To handle the hierarchical temporal structure of multi-shot videos, the architecture employs a 4D Rotary Positional Embedding strategy. Unlike standard 3D embeddings, this approach partitions the attention head dimension into four subspaces corresponding to shot index, frame index, height, and width. This explicitly informs the model of shot boundaries, enforcing intra-shot consistency while maintaining fine-grained temporal dynamics. The Controller is optimized using a Flow Matching objective, predicting the velocity field between clean video latents and Gaussian noise samples conditioned on both text and camera embeddings.
Experiment
- A three-track evaluation protocol was established to assess text-to-trajectory planning, trajectory-to-video execution fidelity, and end-to-end multi-shot generation quality, addressing the lack of systematic benchmarks for cinematic video creation.
- The proposed Planner outperforms existing trajectory generation methods by leveraging vision-language priors to better align complex narrative prompts with camera sequences.
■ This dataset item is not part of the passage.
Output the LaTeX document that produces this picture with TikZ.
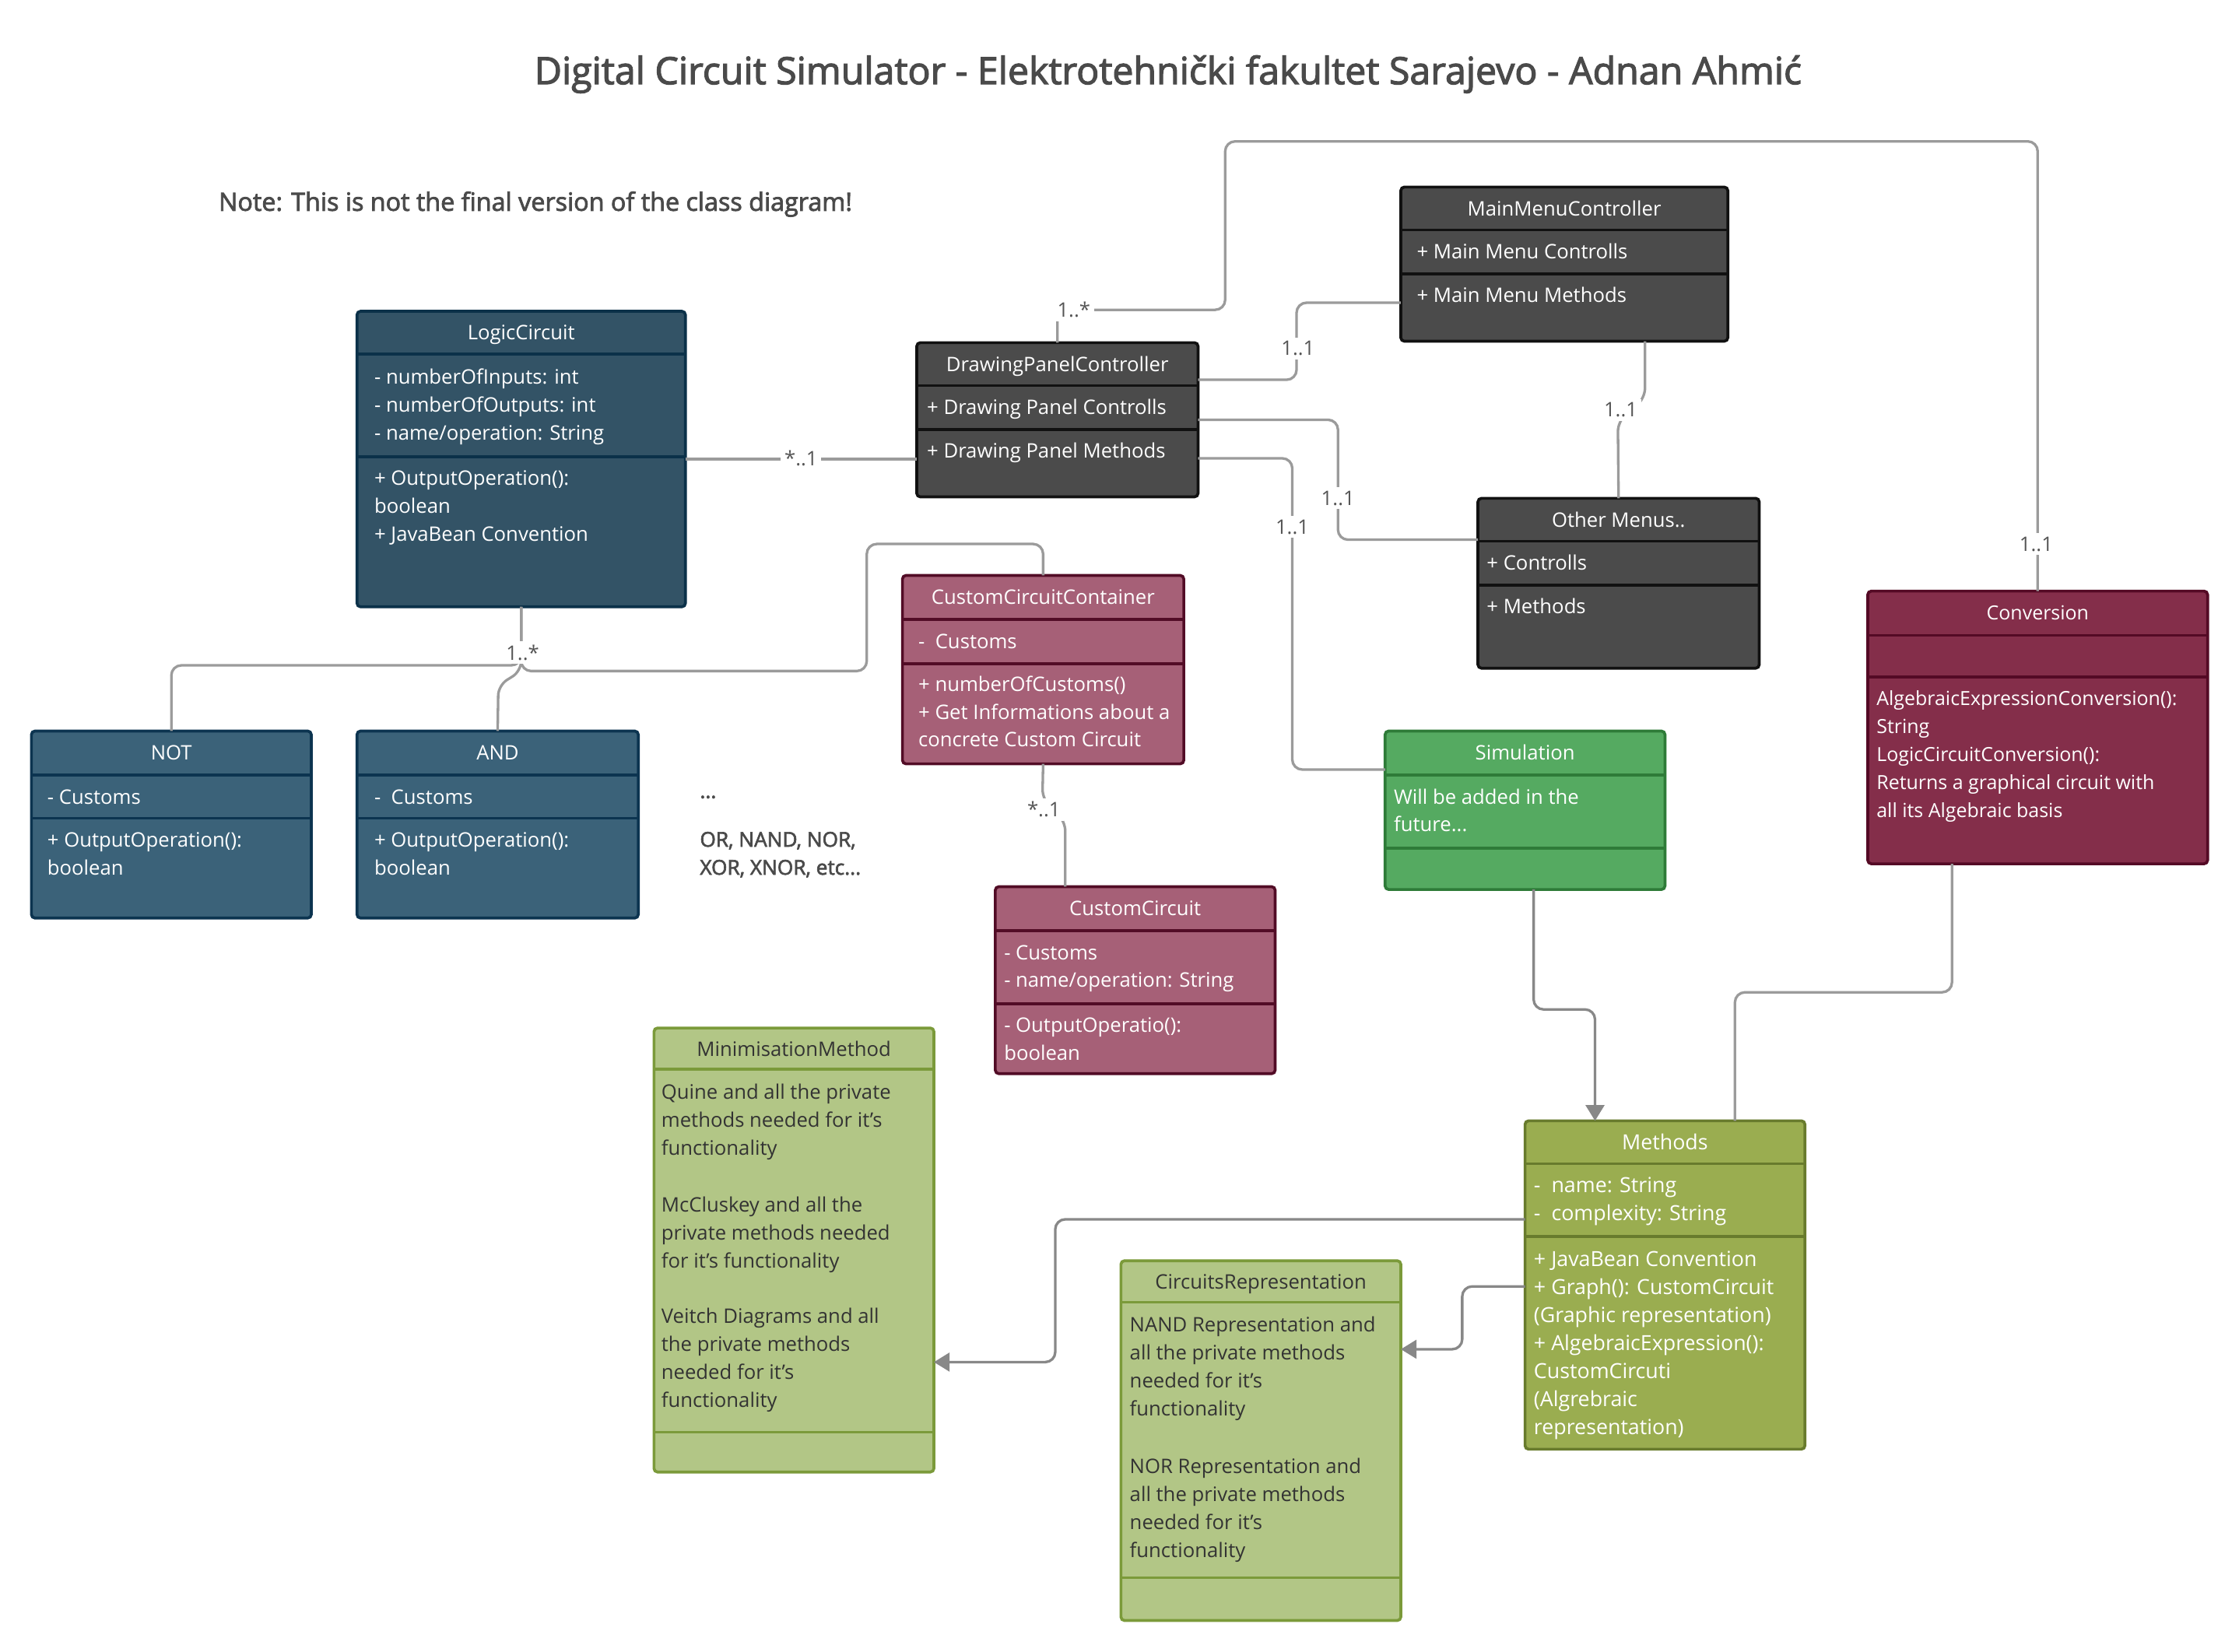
\documentclass[tikz,border=0pt]{standalone}
\usepackage{fontspec}
\setmainfont{Open Sans}
\newfontfamily\semifont{Open Sans}[BoldFont={Open Sans}, BoldFeatures={FakeBold=2.5}]
\usetikzlibrary{arrows.meta,calc}

\definecolor{lcfill}{HTML}{335366}   \definecolor{lcline}{HTML}{0B3149}   \definecolor{lctext}{HTML}{FFFFFF}
\definecolor{gatefill}{HTML}{3B6279} \definecolor{gateline}{HTML}{0C3450} \definecolor{gatetext}{HTML}{FFFFFF}
\definecolor{ctrlfill}{HTML}{4B4B4B} \definecolor{ctrlline}{HTML}{111111} \definecolor{ctrltext}{HTML}{FFFFFF}
\definecolor{custfill}{HTML}{A66077} \definecolor{custline}{HTML}{520C26} \definecolor{custtext}{HTML}{FFFFFF}
\definecolor{simfill}{HTML}{55AA61}  \definecolor{simline}{HTML}{2E7B38}  \definecolor{simtext}{HTML}{FFFFFF}
\definecolor{convfill}{HTML}{842E4A} \definecolor{convline}{HTML}{540A25} \definecolor{convtext}{HTML}{FFFFFF}
\definecolor{methfill}{HTML}{9AAD50} \definecolor{methline}{HTML}{687B2D} \definecolor{methtext}{HTML}{FFFFFF}
\definecolor{algofill}{HTML}{B2C686} \definecolor{algoline}{HTML}{7B9A3A} \definecolor{algotext}{HTML}{333333}
\definecolor{linkgray}{HTML}{9B9B9B}
\definecolor{arrowgray}{HTML}{888888}
\definecolor{multgray}{HTML}{555555}
\definecolor{titlegray}{HTML}{4A4A4A}
\definecolor{notegray}{HTML}{4A4A4A}

\newcommand{\bodyfont}{\fontsize{14}{19.6}\selectfont}

\tikzset{
  classbox/.style={draw=#1line, fill=#1fill, line width=2pt, rounded corners=2.5pt, outer sep=0pt, inner sep=0pt},
  classsep/.style={draw=#1line, line width=2pt},
  classhead/.style={text=#1text, anchor=base, inner sep=0pt},
  classtxt/.style={text=#1text, anchor=base west, inner sep=0pt},
  assoc/.style={draw=linkgray, line width=1.8pt, rounded corners=7pt},
  uses/.style={draw=arrowgray, line width=1.8pt, rounded corners=7pt, -{Triangle[width=13pt,length=11pt]}},
  mult/.style={fill=white, text=multgray, inner sep=2.5pt},
  freetxt/.style={text=notegray, anchor=base west, inner sep=0pt, font={\semifont\bfseries\fontsize{14.3}{19.6}\selectfont}}
}

% box with compartments: name, colour, corner, width, height, separators, title
\newcommand{\umlclass}[7]{%
  \node[classbox=#2, minimum width=#4pt, minimum height=#5pt, anchor=north west] (#1) at #3 {};
  \foreach \s in {#6}
    \draw[classsep=#2] ($(#1.north west)+(0,\s)$) -- ($(#1.north east)+(0,\s)$);
  \node[classhead=#2] (#1-head) at ($(#1.north)+(0,20)$) {#7};
}
% lines of text: name, colour, x, first baseline, lines
\newcommand{\umllines}[5]{%
  \foreach \row [count=\i] in {#5}
    \node[classtxt=#2] (#1-\i) at (#3,{#4+19.6*(\i-1)}) {\row};
}

\begin{document}
\begin{tikzpicture}[x=1pt,y=-1pt,font=\bodyfont]
\useasboundingbox[fill=white] (0,0) rectangle (1568,1157);

\node[text=titlegray, font={\semifont\bfseries\fontsize{26.3}{30}\selectfont}] (title) at (818,52)
  {Digital Circuit Simulator - Elektrotehnički fakultet Sarajevo - Adnan Ahmić};
\node[text=notegray, anchor=west, inner sep=0pt, font={\semifont\bfseries\fontsize{17.6}{20}\selectfont}] (note) at (153,143)
  {Note: This is not the final version of the class diagram!};

% classes
\umlclass{logic}{lc}{(250,218)}{230}{207}{30,102}{LogicCircuit}
\umllines{logic-a}{lc}{262}{269}{- numberOfInputs: int, - numberOfOutputs: int, - name/operation: String}
\umllines{logic-m}{lc}{262}{340}{+ OutputOperation():, boolean, + JavaBean Convention}

\umlclass{not}{gate}{(22,512)}{196}{131}{31,61}{NOT}
\umllines{not-a}{gate}{33}{563}{- Customs}
\umllines{not-m}{gate}{33}{593}{+ OutputOperation():, boolean}

\umlclass{and}{gate}{(250,512)}{197}{131}{31,61}{AND}
\umllines{and-a}{gate}{262}{563}{-\ \ Customs}
\umllines{and-m}{gate}{262}{593}{+ OutputOperation():, boolean}

\node[freetxt] (dots) at (490,559) {...};
\foreach \row [count=\i] in {{OR, NAND, NOR,}, {XOR, XNOR, etc.{}..}}
  \node[freetxt] (others-\i) at (490,{593+19.6*(\i-1)}) {\row};

\umlclass{dpc}{ctrl}{(642,240)}{197}{108}{30,61}{DrawingPanelController}
\umllines{dpc-a}{ctrl}{649}{290}{+ Drawing Panel Controlls}
\umllines{dpc-m}{ctrl}{649}{321}{+ Drawing Panel Methods}

\umlclass{mmc}{ctrl}{(981,131)}{229}{108}{30,61}{MainMenuController}
\umllines{mmc-a}{ctrl}{992}{181}{+ Main Menu Controlls}
\umllines{mmc-m}{ctrl}{992}{212}{+ Main Menu Methods}

\umlclass{other}{ctrl}{(1035,349)}{197}{119}{30,61}{Other Menus..}
\umllines{other-a}{ctrl}{1041}{399}{+ Controlls}
\umllines{other-m}{ctrl}{1041}{430}{+ Methods}

\umlclass{ccc}{cust}{(632,403)}{197}{132}{31,62}{CustomCircuitContainer}
\umllines{ccc-a}{cust}{643}{454}{-\ \ Customs}
\umllines{ccc-m}{cust}{643}{484}{+ numberOfCustoms(), + Get Informations about a, concrete Custom Circuit}

\umlclass{cc}{cust}{(697,621)}{196}{131}{31,82}{CustomCircuit}
\umllines{cc-a}{cust}{703}{672}{- Customs, - name/operation: String}
\umllines{cc-m}{cust}{703}{723}{- OutputOperatio():, boolean}

\umlclass{sim}{sim}{(970,512)}{196}{111}{31,82}{Simulation}
\umllines{sim-a}{sim}{976}{563}{Will be added in the, future.{}..}

\begin{scope}[every node/.append style={font=\fontsize{13.6}{19.6}\selectfont}]
\umlclass{conv}{conv}{(1308,414)}{238}{191}{31,60}{Conversion}
\umllines{conv-m}{conv}{1314}{494}{AlgebraicExpressionConversion():, String, LogicCircuitConversion():,
  Returns a graphical circuit with, all its Algebraic basis}
\end{scope}

\begin{scope}[every node/.append style={font=\fontsize{14.6}{19.6}\selectfont}]
\umlclass{meth}{meth}{(1068,785)}{196}{230}{30,81}{Methods}
\umllines{meth-a}{meth}{1074}{835}{-\ \ name: String, -\ \ complexity: String}
\umllines{meth-m}{meth}{1074}{887}{+ JavaBean Convention, + Graph(): CustomCircuit, (Graphic representation),
  + AlgebraicExpression():, CustomCircuti, {(Algrebraic}, {representation)}}
\end{scope}

\umlclass{minim}{algo}{(458,720)}{196}{311}{29,283}{MinimisationMethod}
\umllines{minim-q}{algo}{463}{770}{Quine and all the private, methods needed for it's, functionality}
\umllines{minim-m}{algo}{463}{849}{McCluskey and all the, private methods needed, for it's functionality}
\umllines{minim-v}{algo}{463}{927}{Veitch Diagrams and all, the private methods, needed for it's, functionality}

\umlclass{circ}{algo}{(785,883)}{196}{252}{29,222}{CircuitsRepresentation}
\umllines{circ-a}{algo}{791}{933}{NAND Representation and, all the private methods, needed for it's, functionality}
\umllines{circ-o}{algo}{791}{1032}{NOR Representation and, all the private methods, needed for it's, functionality}

% connectors
\draw[assoc] (logic.east) -- (logic.east -| dpc.west);
\draw[assoc] (dpc.north) |- (858,217) |- (conv.north |- 0,99) -- (conv.north);
\draw[assoc] (dpc.east |- 0,266) -| (908,212) -- (mmc.west |- 0,212);
\draw[assoc] (mmc.south -| 1152,0) -- (1152,279) -- (1133,295) -- (other.north);
\draw[assoc] (dpc.east) -| (937,378) -- (other.west |- 0,378);
\draw[assoc] (dpc.east |- 0,321) -| (905,539) -- (sim.west |- 0,539);
\draw[assoc] (logic.south) |- (not.north |- 0,466) -- (not.north);
\draw[assoc] (logic.south) -- (365,470) -- (349,480) -- (and.north);
\draw[assoc] (logic.south) |- (607,470) |- (ccc.north |- 0,381) -- (ccc.north);
\draw[assoc] (ccc.south) -- (730,560) -- (746,575) -- (cc.north -| 746,0);
\draw[assoc] (conv.south -| 1367,0) |- (1215,695) -- (meth.north -| 1215,0);
\draw[uses] (sim.south -| 1074,0) -- (1074,707) -| (meth.north -| 1117,0);
\draw[uses] (meth.west |- 0,854) -| (739,954) -- (minim.east |- 0,954);
\draw[uses] (meth.west |- 0,901) -| (1024,945) -- (circ.east |- 0,945);

% multiplicities
\foreach \x/\y/\m [count=\i] in {561/321/*..1, 752/217/1..*, 909/244/1..1, 1135/287/1..1, 937/349/1..1,
  905/369/1..1, 1426/381/1..1, 366/457/1..*, 731/567/*..1}
  \node[mult] (mult-\i) at (\x,\y) {\m};
\end{tikzpicture}
\end{document}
- The Controller demonstrates superior execution fidelity and cross-shot consistency compared to single-shot baselines, effectively maintaining subject orientation and geometric alignment across cuts.
- End-to-end results show that the integrated system achieves higher temporal coherence and aesthetic quality than both open-source and commercial models, which often fail to execute complex camera movements without explicit geometric guidance.
- Ablation studies confirm that the VLM encoder, dedicated trajectory decoder, 4D positional encoding, and unified camera calibration are critical components for achieving stable shot transitions and cinematic pacing.
- Training on real cinematic data rather than synthetic triplets is essential for preserving visual quality and temporal stability in the final output.